Gluon helicity distribution in the nucleon from lattice QCD and machine learning

TL;DR

This paper combines lattice QCD and machine learning to determine the gluon helicity distribution in the nucleon, addressing contamination issues and improving extraction methods for understanding nucleon spin structure.

Contribution

It introduces a novel approach integrating AI with lattice QCD to accurately extract gluon helicity PDFs, overcoming previous contamination challenges.

Findings

Evidence disfavoring negative gluon polarization

A new method to eliminate contamination in lattice correlations

Improved extraction of gluon helicity PDFs from lattice data

Abstract

We present the first lattice QCD determination of the light cone gluon helicity correlation parton distribution function (PDF) with numerical evidence toward disfavoring negative gluon polarization in the nucleon.
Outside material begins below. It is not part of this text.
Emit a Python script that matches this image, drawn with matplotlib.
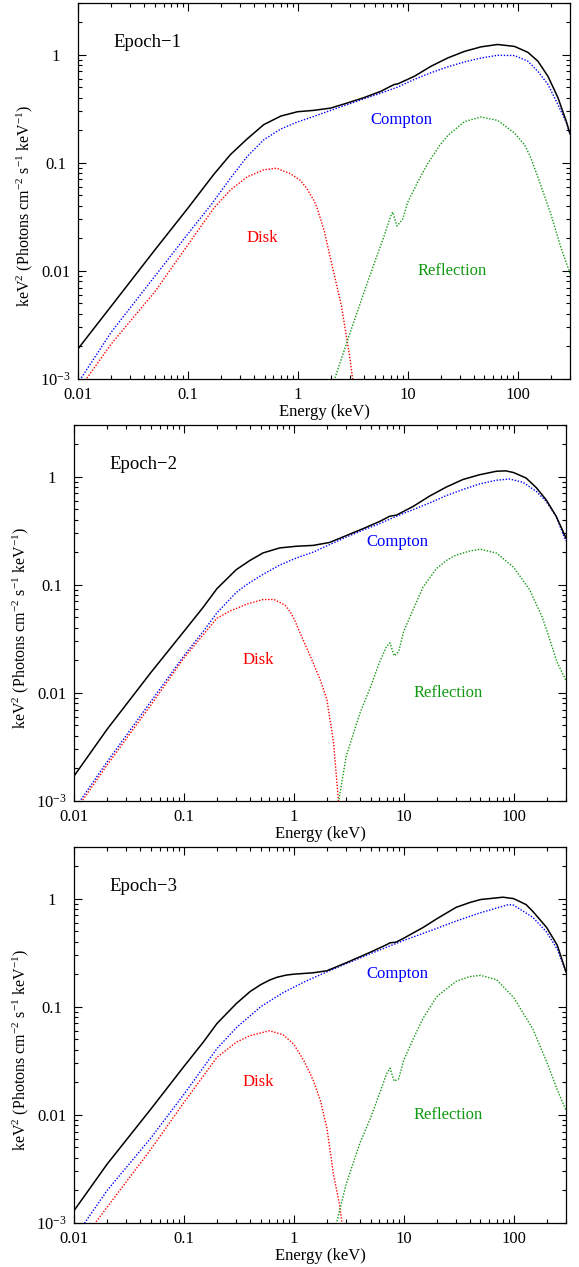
import matplotlib
matplotlib.use("Agg")
import matplotlib.pyplot as plt
import numpy as np
from matplotlib.ticker import FixedLocator, FixedFormatter, LogLocator, NullFormatter

plt.rcParams['font.family'] = ['Liberation Serif', 'DejaVu Serif']
plt.rcParams['mathtext.fontset'] = 'custom'
plt.rcParams['mathtext.rm'] = 'Liberation Serif'
plt.rcParams['mathtext.it'] = 'Liberation Serif:italic'

# ---- Epoch-1 ----
e1_tot = [0.01, 0.02, 0.05, 0.1, 0.172, 0.244, 0.346, 0.49, 0.70, 0.99, 1.40, 1.99, 2.83, 4.0, 5.69,
          7.0, 7.6, 8.1, 11.5, 16.3, 23.1, 32.8, 46.6, 66, 93.8, 124, 153, 189, 233, 278, 300]
f1_tot = [1.9e-3, 4.7e-3, 0.0156, 0.038, 0.078, 0.119, 0.166, 0.225, 0.27, 0.296, 0.305, 0.32, 0.357, 0.40, 0.457,
          0.51, 0.53, 0.535, 0.63, 0.78, 0.93, 1.07, 1.18, 1.24, 1.19, 1.05, 0.87, 0.63, 0.40, 0.24, 0.185]
e1_comp = [0.01, 0.02, 0.05, 0.1, 0.166, 0.244, 0.346, 0.49, 0.70, 0.99, 1.40, 1.99, 2.83, 4.0, 5.69,
           8.09, 11.5, 16.3, 23.1, 32.8, 46.6, 66, 93.8, 124, 153, 189, 233, 278, 300]
f1_comp = [9.2e-4, 2.7e-3, 8.9e-3, 0.022, 0.042, 0.072, 0.114, 0.163, 0.205, 0.238, 0.268, 0.305, 0.345, 0.39, 0.44,
           0.50, 0.59, 0.68, 0.77, 0.855, 0.93, 0.985, 0.98, 0.87, 0.70, 0.53, 0.345, 0.235, 0.185]
e1_disk = [0.01, 0.02, 0.05, 0.1, 0.172, 0.244, 0.346, 0.49, 0.64, 0.86, 1.05, 1.19, 1.40, 1.5, 1.75, 2, 2.5, 3, 3.3]
f1_disk = [7.8e-4, 2.1e-3, 6.4e-3, 0.0174, 0.038, 0.056, 0.074, 0.086, 0.089, 0.079, 0.069, 0.059, 0.045, 0.038,
           0.023, 0.0126, 0.0047, 0.0015, 7e-4]
e1_refl = [2.0, 2.2, 3, 4, 5, 6, 7, 7.3, 8.0, 9, 10, 12.5, 15, 19.4, 23.1, 32.8, 46.6, 66, 93.8, 116, 130,
           150, 175, 200, 250, 300]
f1_refl = [8e-4, 1.05e-3, 0.0027, 0.0063, 0.012, 0.020, 0.032, 0.035, 0.026, 0.030, 0.043, 0.068, 0.096, 0.143,
           0.178, 0.24, 0.265, 0.246, 0.188, 0.146, 0.115, 0.078, 0.05, 0.034, 0.016, 0.0095]

# ---- Epoch-2 ----
e2_tot = [0.01, 0.02, 0.05, 0.1, 0.15, 0.2, 0.3, 0.4, 0.526, 0.746, 1.06, 1.5, 2.12, 3.01, 4.27, 6.05,
          7.46, 8.58, 12.2, 17.2, 24.4, 34.6, 49, 69.6, 85, 100, 130, 161, 198, 244, 291, 300]
f2_tot = [1.7e-3, 4.6e-3, 0.0154, 0.037, 0.062, 0.092, 0.138, 0.168, 0.197, 0.219, 0.227, 0.231, 0.246, 0.285,
          0.33, 0.385, 0.43, 0.44, 0.53, 0.66, 0.80, 0.94, 1.04, 1.12, 1.13, 1.09, 0.97, 0.79, 0.61, 0.43, 0.29, 0.27]
e2_comp = [0.01, 0.02, 0.05, 0.1, 0.15, 0.2, 0.3, 0.371, 0.526, 0.746, 1.06, 1.5, 2.12, 3.01, 4.27, 6.05, 8.58,
           12.2, 17.2, 24.4, 34.6, 49, 69.6, 92, 122, 161, 198, 244, 291, 300]
f2_comp = [8.3e-4, 2.3e-3, 8.3e-3, 0.022, 0.037, 0.055, 0.085, 0.10, 0.125, 0.152, 0.177, 0.20, 0.235, 0.276, 0.32,
           0.367, 0.43, 0.495, 0.57, 0.667, 0.76, 0.855, 0.925, 0.95, 0.885, 0.73, 0.59, 0.43, 0.27, 0.255]
e2_disk = [0.01, 0.02, 0.05, 0.1, 0.2, 0.262, 0.371, 0.526, 0.66, 0.83, 0.93, 1.02, 1.1, 1.25, 1.5, 1.75,
           2, 2.3, 2.55, 2.65]
f2_disk = [7.8e-4, 2.15e-3, 7.7e-3, 0.021, 0.049, 0.057, 0.066, 0.073, 0.073, 0.065, 0.056, 0.047, 0.039,
           0.029, 0.019, 0.013, 0.0087, 0.0035, 1.0e-3, 7e-4]
e2_refl = [2.5, 2.6, 3, 4, 5, 6, 7, 7.5, 8.2, 9, 10, 12.2, 15, 20, 25, 30, 40, 50, 70, 100, 140, 181, 200, 250, 300]
f2_refl = [8e-4, 1.1e-3, 0.0026, 0.0065, 0.0114, 0.019, 0.027, 0.029, 0.022, 0.024, 0.037, 0.059, 0.095,
           0.142, 0.17, 0.188, 0.205, 0.213, 0.196, 0.145, 0.09, 0.051, 0.038, 0.019, 0.013]

# ---- Epoch-3 ----
e3_tot = [0.01, 0.02, 0.05, 0.1, 0.15, 0.2, 0.3, 0.4, 0.5, 0.6, 0.7, 0.85, 1, 1.5, 2, 3, 5, 7, 7.5, 8.5, 10, 15,
          20, 30, 40, 50, 80, 100, 130, 150, 200, 250, 300]
f3_tot = [1.3e-3, 3.5e-3, 0.0113, 0.028, 0.047, 0.07, 0.107, 0.138, 0.16, 0.176, 0.187, 0.196, 0.20, 0.206,
          0.215, 0.255, 0.32, 0.375, 0.39, 0.395, 0.43, 0.54, 0.65, 0.83, 0.92, 0.98, 1.03, 1.0, 0.88, 0.76,
          0.54, 0.37, 0.21]
e3_comp = [0.01, 0.02, 0.05, 0.1, 0.2, 0.3, 0.5, 0.8, 1.25, 2, 3, 5, 10, 20, 30, 50, 90, 100, 150, 200, 250, 300]
f3_comp = [7.2e-4, 2.0e-3, 6.1e-3, 0.0155, 0.041, 0.064, 0.10, 0.135, 0.17, 0.21, 0.25, 0.31, 0.41, 0.53,
           0.62, 0.74, 0.88, 0.87, 0.67, 0.49, 0.34, 0.21]
e3_disk = [0.01, 0.02, 0.05, 0.1, 0.2, 0.3, 0.4, 0.6, 0.8, 1, 1.25, 1.5, 1.75, 2, 2.3, 2.6, 2.75, 2.85]
f3_disk = [5.5e-4, 1.4e-3, 4.8e-3, 0.013, 0.034, 0.047, 0.054, 0.060, 0.055, 0.045, 0.031, 0.021, 0.0135,
           0.0076, 0.0028, 1.5e-3, 1e-3, 7e-4]
e3_refl = [2.4, 2.45, 3, 4, 5, 6, 7, 7.5, 8.2, 9, 10, 12.5, 15, 20, 30, 40, 50, 70, 100, 150, 200, 250, 300]
f3_refl = [8e-4, 1e-3, 0.0023, 0.0055, 0.0094, 0.0155, 0.024, 0.027, 0.0205, 0.0215, 0.032, 0.053, 0.078, 0.124,
           0.172, 0.19, 0.195, 0.178, 0.122, 0.062, 0.031, 0.017, 0.011]

epoch_names = ['Epoch\u22121', 'Epoch\u22122', 'Epoch\u22123']
ytick_vals = [1e-3, 1e-2, 1e-1, 1]
ytick_text = ['10$^{\\mathregular{-3}}$', '0.01', '0.1', '1']
xtick_vals = [0.01, 0.1, 1, 10, 100]
xtick_text = ['0.01', '0.1', '1', '10', '100']

panels = [
    (e1_tot, f1_tot, e1_comp, f1_comp, e1_disk, f1_disk, e1_refl, f1_refl),
    (e2_tot, f2_tot, e2_comp, f2_comp, e2_disk, f2_disk, e2_refl, f2_refl),
    (e3_tot, f3_tot, e3_comp, f3_comp, e3_disk, f3_disk, e3_refl, f3_refl),
]

W, H = 579, 1267
# axes boxes in pixels: left, top, right, bottom
boxes = [(78, 3, 570, 379), (74, 425, 566, 801), (74, 847, 566, 1223)]
comp_ypos = [0.689, 0.689, 0.662]

GREEN = '#119911'
dots = (0, (1, 1.2))

fig = plt.figure(figsize=(W / 100, H / 100), dpi=100)

for i, (box, data) in enumerate(zip(boxes, panels)):
    l, t, r, b = box
    ax = fig.add_axes([l / W, 1 - b / H, (r - l) / W, (b - t) / H])
    et, ft, ec, fc, ed, fd, er, fr = data
    ax.plot(ec, fc, color='blue', lw=1.0, linestyle=dots)
    ax.plot(ed, fd, color='red', lw=1.0, linestyle=dots)
    ax.plot(er, fr, color=GREEN, lw=1.0, linestyle=dots)
    ax.plot(et, ft, color='black', lw=1.1)

    ax.set_xscale('log')
    ax.set_yscale('log')
    ax.set_xlim(0.01, 300)
    ax.set_ylim(1e-3, 3)

    ax.xaxis.set_major_locator(FixedLocator(xtick_vals))
    ax.xaxis.set_major_formatter(FixedFormatter(xtick_text))
    ax.xaxis.set_minor_locator(LogLocator(base=10, subs=np.arange(2, 10)))
    ax.xaxis.set_minor_formatter(NullFormatter())
    ax.yaxis.set_major_locator(FixedLocator(ytick_vals))
    ax.yaxis.set_major_formatter(FixedFormatter(ytick_text))
    ax.yaxis.set_minor_locator(LogLocator(base=10, subs=np.arange(2, 10)))
    ax.yaxis.set_minor_formatter(NullFormatter())

    ax.tick_params(which='both', direction='in', top=True, right=True, width=0.8)
    ax.tick_params(which='major', length=6)
    ax.tick_params(which='minor', length=3.2)
    ax.tick_params(axis='x', which='major', labelsize=12, pad=6)
    ax.tick_params(axis='y', which='major', labelsize=12, pad=16)
    for lab in ax.get_yticklabels():
        lab.set_ha('center')
    for s in ax.spines.values():
        s.set_linewidth(0.9)

    ax.set_xlabel('Energy (keV)', fontsize=12)
    ax.xaxis.set_label_coords(0.5, -0.066)
    ax.set_ylabel('keV$^{\\mathregular{2}}$ (Photons cm$^{\\mathregular{-2}}$ s$^{\\mathregular{-1}}$ keV$^{\\mathregular{-1}}$)',
                  fontsize=11.5)
    ax.yaxis.label.set_va('center')
    ax.yaxis.set_label_coords(-0.109, 0.46)

    ax.text(0.142, 0.894, epoch_names[i], transform=ax.transAxes, fontsize=13.5,
            ha='center', va='center')
    ax.text(0.657, comp_ypos[i], 'Compton', transform=ax.transAxes, fontsize=12,
            color='blue', ha='center', va='center')
    ax.text(0.374, 0.374, 'Disk', transform=ax.transAxes, fontsize=12,
            color='red', ha='center', va='center')
    ax.text(0.761, 0.286, 'Reflection', transform=ax.transAxes, fontsize=12,
            color=GREEN, ha='center', va='center')

fig.savefig('out.png', dpi=100)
We present a solution for eliminating an inevitable contamination term that dominates the Euclidean correlations and makes determining gluon helicity PDF unfeasible. The proposed synergy between lattice QCD and artificial intelligence offers a superior platform to alleviate the defining challenge of extracting quark and gluon PDFs from the lattice data that are available in a limited domain due to a finite range of accessible hadron momenta. We suggest a systematically improvable method to extract PDFs from the lattice data, independent of inadequate parametrizations. The result of the gluon helicity will improve our understanding of the role of spin in the strong interaction and the nucleon spin structure.